1) For time series analysis I have used SPSS Modeler's Expert Modeling option, without changing anything in the dataset provided to me. But the predicted values what I'm getting after this is no where near to dataset values provided for cross validation.

2) Later I searched on internet & got to know about data normalization through a youtube video. Then using SPSS Statistics I tried normalizing the data & on the same video it was mentioned that Shapiro-Wilk test is one of criteria from which it can be confirmed that the data is satisfying the condition of being normal.

3) I have performed the above steps, & thought that I can provide the transformed ( normalized) dataset in SPSS Modeler, but the Shapiro-Wilk test value in the above step is always coming .000 , which has completely stopped me from proceeding.

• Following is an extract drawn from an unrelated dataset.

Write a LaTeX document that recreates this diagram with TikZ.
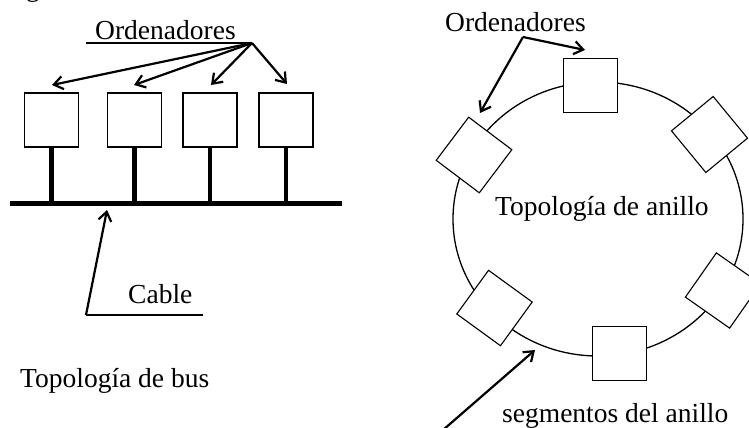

Please have look on the attached snapshot for the descriptive values I'm getting in SPSS Statistics.
 
Last edited:
#14
Thanks, that's helpful
can you confirm whether this is the correct documentation for the software you're using? I'm not familiar with SPSS, so hopefully someone with experience in it can chime in.

What I'm trying to figure out is exactly what model/method you're using, because not all time series analysis approaches require normal data. Despite what's sometimes taught in introductory-level courses, transforming non-normal data is rarely the answer. It seems either this is a bad model for the data (and thus why I'm trying to understand the model), or the cross-validation and model-fitting data aren't representative of one another. And there's always the possibility that the predictions on the cross-validation data weren't done correctly -- we've all done this before, including me.
 
#15
Thanks, that's helpful
can you confirm whether this is the correct documentation for the software you're using? I'm not familiar with SPSS, so hopefully someone with experience in it can chime in.

What I'm trying to figure out is exactly what model/method you're using, because not all time series analysis approaches require normal data. Despite what's sometimes taught in introductory-level courses, transforming non-normal data is rarely the answer. It seems either this is a bad model for the data (and thus why I'm trying to understand the model), or the cross-validation and model-fitting data aren't representative of one another. And there's always the possibility that the predictions on the cross-validation data weren't done correctly -- we've all done this before, including me.
Yes ted, the above link is only the documentation for IBM SPSS Modeler, ftp://public.dhe.ibm.com/software/analytics/spss/documentation/statistics/20.0/en/client/Manuals/IBM_SPSS_Statistics_Brief_Guide.pdf is the documentation for IBM SPSS Statistics. I'll explore more on this issue, if I'll find some solution for the same I'll definitely post here. Thanks for all your valuable inputs. :)
 

noetsi

No cake for spunky
#16
Normality gets less emphasis in time series I have seen - in some cases such as exponential smoothing it largely ignored. And that is one of the most common (and apparently accurate) time series used. Note that this is true of univariate models and if you have predictors it may matter more - I don't know.

Always remember that normality only effects the confidence intervals and p values nothing else.